A tsunami is a series of waves created in a body of water by a disturbance that vertically displaces the water column. Tsunamis are not tidal waves (they are not caused by the forces that create tides). An epicenter is the point on Earth's surface straight above where an earthquake originates.

Water waves are grouped by the forces that cause or generate them (generating forces) and those that restore equilibrium (restoring forces). The generating forces are different for tsunamis and wind-driven waves, but the restoring force for both is gravity.

Wave Comparison Chart

Kind of Wave

Mode of Generation

Range of Wavelength

Wave Frequency (Period)

Wave Speed

wind-driven

local or distant winds that blow across the ocean's surface

about 100 m to 200 m

5 s to 20 s

about 40 to 90 km/h (40 km/h, the speed of a moped, is most common)

seismic-sea wave (tsunami)

sub-marine earthquakes (most tsunamis); also created by volcanic eruptions, landslides, underwater explosions, and meteor impacts

from 100 m to >500 km; are at least three times the ocean depth at which the wave was generated

10 min to 2 h

variable, up to 1,000 km/h (the speed of a jet plane)

Most tsunamis are created by sub-marine earthquakes that occur at subduction zones. At these zones, one tectonic plate is moving or subducting beneath its neighboring plate. Many things can happen at these sites to trigger a tsunami. At Sumatra, stick-slip friction occurred. The upper plate dragged downward with the lower plate and then the upper plate became deformed, built up strain energy, and then snapped up. The magnitude of an earthquake determines how much energy is released and then transferred by the water. The earthquake's magnitude also plays a role in how high above sea level the water level rises. Magnitude does not play a large role in the tsunami's speed.

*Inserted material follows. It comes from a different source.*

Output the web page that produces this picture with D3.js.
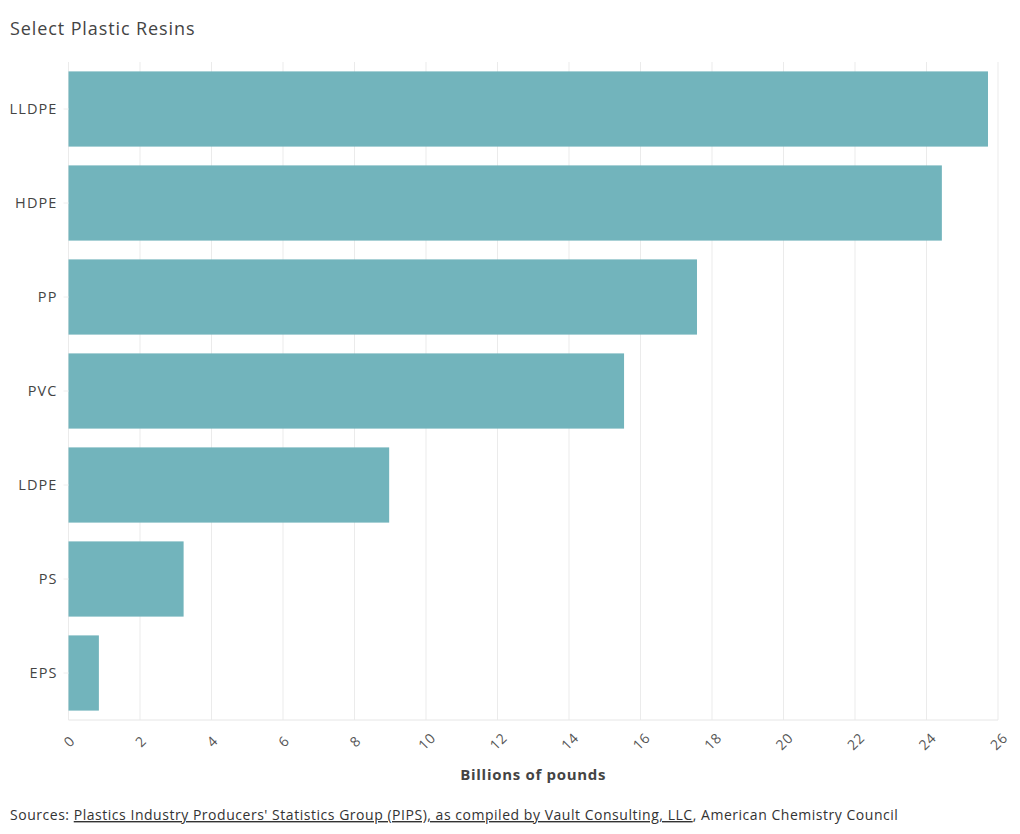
<!DOCTYPE html>
<html><head><meta charset="utf-8">
<script src="https://cdn.jsdelivr.net/npm/d3@7"></script>
<style>
body{margin:0;background:#fff;font-family:"Open Sans","Noto Sans",sans-serif;}
</style></head>
<body>
<svg id="chart" width="1020" height="834"></svg>
<script>
const categories = ["LLDPE","HDPE","PP","PVC","LDPE","PS","EPS"];
const values = [25.72, 24.43, 17.58, 15.54, 8.97, 3.22, 0.85];
const xTicks = [0,2,4,6,8,10,12,14,16,18,20,22,24,26];
const title = "Select Plastic Resins";
const xTitle = "Billions of pounds";

const svg = d3.select("#chart");
const font = '"Open Sans","Noto Sans",sans-serif';
const m = {left:68.5, right:998, top:62, bottom:720};

const x = d3.scaleLinear().domain([0,26]).range([m.left, m.right]);
const y = d3.scaleBand().domain(categories).range([m.top, m.bottom]).paddingInner(0.2).paddingOuter(0.1);

svg.append("text").attr("x",10).attr("y",35).attr("font-family",font).attr("font-size",18)
  .attr("letter-spacing",0.9).attr("fill","#444").text(title);

// grid
svg.append("g").selectAll("line").data(xTicks).join("line")
  .attr("x1",d=>x(d)).attr("x2",d=>x(d)).attr("y1",m.top).attr("y2",m.bottom)
  .attr("stroke","#ebebeb").attr("stroke-width",1);
svg.append("line").attr("x1",m.left).attr("x2",m.right).attr("y1",m.bottom).attr("y2",m.bottom)
  .attr("stroke","#e6e6e6");

// bars
svg.append("g").selectAll("rect").data(categories).join("rect")
  .attr("x",x(0)).attr("y",d=>y(d)).attr("height",y.bandwidth())
  .attr("width",(d,i)=>x(values[i])-x(0)).attr("fill","#6fb2bb").attr("fill-opacity",0.98);

// x axis
const xa = svg.append("g").attr("transform",`translate(0,${m.bottom})`)
  .call(d3.axisBottom(x).tickValues(xTicks).tickSize(0).tickFormat(d3.format("d")));
xa.select(".domain").remove();
xa.selectAll("text").attr("font-family",font).attr("font-size",14).attr("letter-spacing",0.6).attr("fill","#555")
  .attr("text-anchor","middle").attr("dy",0).attr("y",0)
  .attr("transform","translate(0,21) rotate(-45)")
  .attr("dominant-baseline","central");

// y axis
const ya = svg.append("g").attr("transform",`translate(${m.left},0)`)
  .call(d3.axisLeft(y).tickSize(5).tickPadding(6));
ya.select(".domain").remove();
ya.selectAll("line").attr("stroke","#eee");
ya.selectAll("text").attr("font-family",font).attr("font-size",14.5).attr("letter-spacing",1.1).attr("fill","#444");

svg.append("text").attr("x",(m.left+m.right)/2).attr("y",780).attr("text-anchor","middle")
  .attr("font-family",font).attr("font-size",15).attr("letter-spacing",0.7).attr("font-weight","bold").attr("fill","#444").text(xTitle);

const src = svg.append("text").attr("x",10).attr("y",820).attr("font-family",font).attr("font-size",14)
  .attr("letter-spacing",0.53).attr("fill","#333");
src.append("tspan").text("Sources: ");
src.append("tspan").attr("text-decoration","underline").text("Plastics Industry Producers' Statistics Group (PIPS), as compiled by Vault Consulting, LLC");
src.append("tspan").text(", American Chemistry Council");
</script>
</body></html>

Several factors affect the height of a tsunami wave and the damage it can cause as it approaches and reaches the shore—the energy the wave carries; the tides, whether high or low; and the land formation and features.


Scenario A
The Seward, Alaska, tsunami created at an ocean depth of 4,000 m is calculated to travel at 713 km/h. The travel times to each location are:

Kodiak, Alaska: about 32 minutes

Kauai Island, Hawaii: about 6 hours

Kwajalein, Marshall Islands: about 9 hours 26 minutes


Scenario B
The Ka Lae, Hawaii, tsunami created at an ocean depth of 4,500 m is calculated to travel at 756 km/h. The travel times to each location are:

Dutch Harbor, Alaska: about 5 hours 6 minutes

Kwajalein, Marshall Islands: about 5 hours 30 minutes

Samoa: about 5 hours 30 minutes


Scenario C
The Gran Canaria, Canary Islands, tsunami created at an ocean depth of 3,500 m is calculated to travel at 667 km/h. The travel times to each location are:

Terceira, Azores: about 2 hours 21 minutes

Safi, Morocco: about 1 hour 5 minutes

St. Johns, Newfoundland: about 5 hours 44 minutes


Links and Books

Web Sites

NOVA Web Site—Wave That Shook the World
www.pbs.org/nova/tsunami/
In this companion Web site to the program, find out about how well officials can prepare for the next big tsunami, read an Ask the Expert feature, see how the Indonesian event unfolded, and delve into the global history of these seismic sea waves.

Calculating the Threat of Tsunami
www.science.org.au/nova/045/045key.htm
Defines the term tsunami and includes information about wave energy.

Earthquakes and Society
www.umich.edu/~gs265/society/earthquakes.htm
Includes charts and information about earthquakes at subduction zones.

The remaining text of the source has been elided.